▸ **Exercise details**
Compile every line that includes the word "this".

▸ **Available data**
## Begin
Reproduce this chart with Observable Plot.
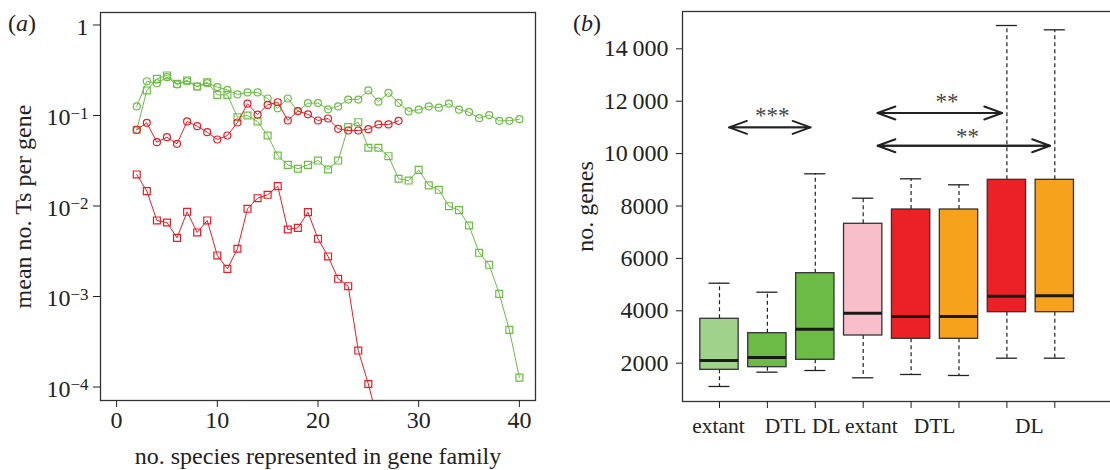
<!DOCTYPE html>
<html>
<head>
<meta charset="utf-8">
<script src="https://cdn.jsdelivr.net/npm/d3@7"></script>
<script src="https://cdn.jsdelivr.net/npm/@observablehq/plot@0.6"></script>
<style>
html,body{margin:0;padding:0;background:#fff;overflow:hidden;}
#root{position:relative;width:1110px;height:470px;overflow:hidden;font-family:"Liberation Serif","Times New Roman",serif;color:#222;}
#pa{position:absolute;left:0;top:0;width:555px;height:470px;}
#pb{position:absolute;left:555px;top:0;width:575px;height:470px;}
#pa svg,#pb svg{max-width:none !important;}
.tag{position:absolute;font-size:24px;line-height:24px;color:#222;}
</style>
</head>
<body>
<div id="root">
  <div id="pa"></div>
  <div id="pb"></div>
  <div class="tag" style="left:8px;top:11px">(<i>a</i>)</div>
  <div class="tag" style="left:573px;top:11px">(<i>b</i>)</div>
</div>
<script>
// ---------- Panel (a) data ----------
const nSpecies = [2,3,4,5,6,7,8,9,10,11,12,13,14,15,16,17,18,19,20,21,22,23,24,25,26,27,28,29,30,31,32,33,34,35,36,37,38,39,40];
const greenCircleMean = [0.126,0.239,0.227,0.265,0.220,0.239,0.209,0.227,0.206,0.192,0.171,0.180,0.180,0.154,0.120,0.154,0.112,0.137,0.137,0.117,0.126,0.150,0.150,0.189,0.142,0.178,0.138,0.111,0.116,0.126,0.122,0.135,0.116,0.109,0.0934,0.101,0.0874,0.0874,0.0911];
const greenSquareMean = [0.0695,0.189,0.254,0.277,0.224,0.244,0.209,0.233,0.169,0.169,0.0958,0.100,0.0859,0.0601,0.0361,0.0285,0.0258,0.0285,0.0318,0.0253,0.0318,0.0743,0.0843,0.0440,0.0440,0.0355,0.0200,0.0191,0.0251,0.0169,0.0151,0.00995,0.00900,0.00609,0.00304,0.00224,0.00107,0.000428,0.000127];
const redCircleMean = [0.0695,0.0830,0.0507,0.0576,0.0486,0.0859,0.0762,0.0654,0.0543,0.0601,0.0837,0.135,0.102,0.131,0.140,0.0881,0.112,0.103,0.0881,0.0927,0.0713,0.0683,0.0683,0.0706,0.0796,0.0796,0.0874];
const redSquareMean = [0.0223,0.0146,0.00692,0.00657,0.00445,0.00863,0.00510,0.00692,0.00284,0.00202,0.00337,0.00931,0.0122,0.0133,0.0166,0.00550,0.00574,0.00855,0.00434,0.00277,0.00157,0.00130,0.000253,0.000108,0.00004];
const xTicksA = [0,10,20,30,40];
const yTicksA = [1,0.1,0.01,0.001,0.0001];
const xTitleA = "no. species represented in gene family";
const yTitleA = "mean no. Ts per gene";

// ---------- Panel (b) data ----------
const boxPos  = [1,2,3,4,5,6,7,8];
const boxLow  = [1111,1657,1721,1443,1569,1531,2191,2191];
const boxQ1   = [1748,1847,2130,3057,2931,2931,3947,3947];
const boxMed  = [2103,2218,3298,3909,3782,3782,4557,4570];
const boxQ3   = [3695,3145,5435,7321,7866,7866,9000,9000];
const boxHigh = [5053,4710,9229,8298,9038,8809,14889,14725];
const catLabels = ["extant","DTL","DL","extant","DTL","DL"];
const catLabelPos = [0.98,2.38,3.23,4.17,5.49,7.47];
const yTicksB = [2000,4000,6000,8000,10000,12000,14000];
const yTitleB = "no. genes";
const arrowFrom = [1.2,4.3,4.3];
const arrowTo   = [2.9,6.9,7.9];
const arrowY    = [11000,11550,10300];
const starText  = ["***","**","**"];
const starX     = [2.1,5.75,6.18];
const starY     = [11450,12000,10650];

// ---------- styles ----------
const FONT = '"Liberation Serif","Times New Roman",serif';
const GREEN = "#6cbd45", RED = "#ec1c24";
const boxFill = ["#a0d28c","#6bbb46","#6bbb46","#f8bfcb","#ec2027","#f7a21d","#ec2027","#f7a21d"];
const INK = "#222";

// ---------- Panel (a) ----------
const seriesA = [
  {values: greenCircleMean, color: GREEN, symbol: "circle"},
  {values: greenSquareMean, color: GREEN, symbol: "square"},
  {values: redCircleMean, color: RED, symbol: "circle"},
  {values: redSquareMean, color: RED, symbol: "square"}
];
const marksA = seriesA.flatMap(s => {
  const d = s.values.map((v, i) => ({x: nSpecies[i], y: v}));
  return [
    Plot.line(d, {x: "x", y: "y", stroke: s.color, strokeWidth: 1, clip: true}),
    Plot.dot(d, {x: "x", y: "y", symbol: s.symbol, r: s.symbol === "square" ? 3.9 : 3.5,
      stroke: s.color, strokeWidth: 1.2, fill: "none", clip: true})
  ];
});

const plotA = Plot.plot({
  width: 555, height: 470,
  marginTop: 12, marginRight: 20, marginBottom: 70, marginLeft: 100,
  style: {fontFamily: FONT, fontSize: "24px", color: INK, background: "transparent", overflow: "visible"},
  x: {domain: [-1.6, 41.6]},
  y: {type: "log", domain: [Math.pow(10, -4.149), Math.pow(10, 0.138)]},
  marks: [
    ...marksA,
    Plot.frame({stroke: "#333", strokeWidth: 1.3}),
    Plot.axisX({ticks: xTicksA, tickSize: 7, tickPadding: 3, label: null, tickFormat: d => String(d)}),
    Plot.axisY({ticks: yTicksA, tickSize: 7, tickPadding: 5, label: null,
      tickFormat: d => d === 1 ? "1" : "10^\u2212" + Math.round(-Math.log10(d))}),
    Plot.text([xTitleA], {text: d => d, frameAnchor: "bottom", lineAnchor: "bottom", dy: 63}),
    Plot.text([yTitleA], {text: d => d, frameAnchor: "left", textAnchor: "middle", rotate: -90, lineAnchor: "bottom", dx: -70})
  ]
});
d3.select(plotA).selectAll('g[aria-label="y-axis tick label"] text').each(function() {
  const t = this.textContent;
  const m = t.match(/^10\^(.+)$/);
  const sel = d3.select(this);
  if (m) {
    sel.text("10");
    sel.append("tspan").attr("dy", "-0.38em").attr("font-size", "17px").text(m[1]);
  }
  sel.attr("transform", (sel.attr("transform") || "") + " translate(0,2)");
});
document.getElementById("pa").appendChild(plotA);

// ---------- Panel (b) ----------
const boxes = boxPos.map((p, i) => ({pos: p, lo: boxLow[i], q1: boxQ1[i], med: boxMed[i], q3: boxQ3[i], hi: boxHigh[i], fill: boxFill[i]}));
const arrows = arrowFrom.map((f, i) => ({from: f, to: arrowTo[i], y: arrowY[i], stars: starText[i], sx: starX[i], sy: starY[i]}));
const catByPos = new Map(catLabelPos.map((p, i) => [p, catLabels[i]]));
const fmtB = d => d >= 10000 ? String(Math.floor(d / 1000)) + "\u2009" + String(d % 1000).padStart(3, "0") : String(d);

const plotB = Plot.plot({
  width: 575, height: 470,
  marginTop: 11, marginRight: 15, marginBottom: 69, marginLeft: 127,
  style: {fontFamily: FONT, fontSize: "24px", color: INK, background: "transparent", overflow: "visible"},
  x: {domain: [0.228, 9.267]},
  y: {domain: [538, 15424]},
  color: {type: "identity"},
  marks: [
    Plot.ruleX(boxes, {x: "pos", y1: "q3", y2: "hi", stroke: INK, strokeWidth: 1.2, strokeDasharray: "4,3"}),
    Plot.ruleX(boxes, {x: "pos", y1: "q1", y2: "lo", stroke: INK, strokeWidth: 1.2, strokeDasharray: "4,3"}),
    Plot.ruleY(boxes, {y: "hi", x1: d => d.pos - 0.22, x2: d => d.pos + 0.22, stroke: INK, strokeWidth: 1.3}),
    Plot.ruleY(boxes, {y: "lo", x1: d => d.pos - 0.22, x2: d => d.pos + 0.22, stroke: INK, strokeWidth: 1.3}),
    Plot.rect(boxes, {x1: d => d.pos - 0.4, x2: d => d.pos + 0.4, y1: "q1", y2: "q3", fill: "fill", stroke: "#333", strokeWidth: 1.3}),
    Plot.ruleY(boxes, {y: "med", x1: d => d.pos - 0.4, x2: d => d.pos + 0.4, stroke: "#1a1a1a", strokeWidth: 3}),
    Plot.arrow(arrows, {x1: "from", x2: "to", y1: "y", y2: "y", stroke: INK, strokeWidth: 1.9, headLength: 15, headAngle: 40}),
    Plot.arrow(arrows, {x1: "to", x2: "from", y1: "y", y2: "y", stroke: INK, strokeWidth: 1.9, headLength: 15, headAngle: 40}),
    Plot.text(arrows, {x: "sx", y: "sy", text: "stars", fill: "#444", fontSize: 23}),
    Plot.frame({stroke: "#333", strokeWidth: 1.3}),
    Plot.axisX({ticks: boxPos, tickSize: 7, label: null, tickFormat: () => ""}),
    Plot.axisY({ticks: yTicksB, tickSize: 6, tickPadding: 8, label: null, tickFormat: fmtB}),
    Plot.axisX({ticks: catLabelPos, tickSize: 0, tickPadding: 16, label: null, fontSize: 21.5, tickFormat: d => catByPos.get(d)}),
    Plot.text([yTitleB], {text: d => d, frameAnchor: "left", textAnchor: "middle", rotate: -90, lineAnchor: "bottom", dx: -90})
  ]
});
document.getElementById("pb").appendChild(plotB);
</script>
</body>
</html>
## End
▸ **Task result**
Reproduce this chart with Observable Plot.
  const t = this.textContent;
  const sel = d3.select(this);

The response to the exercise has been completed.